AllMusic: In "Summer Shadows" you sing about feeling sadness where others find joy. Is that a feeling specific to this song or is that something you experience regularly?

Hukkelberg:
I'm a very melancholy type of person, I think, and I made this song out of this deep feeling I had when I made it, I was just making up the lyrics, and it was about my boyfriend and I. When I made the song, it was almost a year ago, and the song ends in a very sad way, like he's leaving me, and we'd been together for 17 years. It was a sad song about how our relationship could have ended, and the strange part is that it has ended. That's really strange, because now our relationship is over, and it's strange to see how I saw that happen before I even knew anything about that. So now that song is very special to me, and very personal.

AllMusic: Were you conflicted about sharing something so personal?

Hukkelberg:
The strange thing is that I put it on my album even before I knew we were breaking apart.
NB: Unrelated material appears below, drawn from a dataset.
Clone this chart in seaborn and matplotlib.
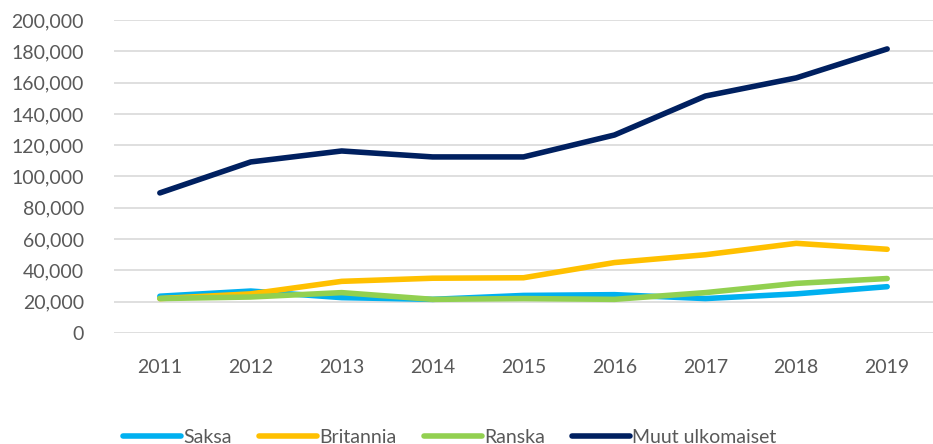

So it has become more and more private with time. Everybody breaks up, that's a normal thing to do, but it's a very emotional song to me right now, but it's also very good to lean on and have there, it feels very personal.



AllMusic: You bring all sorts of sounds from the world into your music. Do you find yourself always listening to things happening around you, and does that get exhausting?

Hukkelberg:
I'm so lucky that I'm working full time with music, so to me, it's more annoying if someone interrupts me in listening to my surroundings. That's the part of the day that I really enjoy. Being a musician, an artist, there's so little time to actually do music, so the time that I get to go walk down the street and listen to things and imagine them in music, that's great, that's awesome.

AllMusic: Do your friends know not to distract you when you're focusing on a sound?

Hukkelberg:
I hope so. I try to be a standardized person, to look like one, even though I'm not at all, so I try to look to my friends like someone who doesn't get annoyed if they interrupt me, but I do get annoyed.



AllMusic: You sang in a metal band when you were younger; does anything about that world still appeal to you, or is that all in the past?

Hukkelberg:
Option B. I'm not a metal kind of person. I happened to be part of a couple of metal bands when I was a teenager, that was a great experience and I was really inspired by it, and the people were great. I was in a band called Funeral, and then half of the band committed suicide, which is so ironic and sad.

The drummer from the band is still living, and the way he was teaching me the vocal lines before recording them was to whistle them to me before I'd sing them into the microphone. I've been musically trained, I went to a music academy, but he had not, and when I told him there was a major chord in one of the songs, he just went mad and said that the major chord had to go away, right away. There were so many funny stories, but it's a kind of musicality that I've never been close to, not before and not after. But it was a very special time in my life that I'll always remember.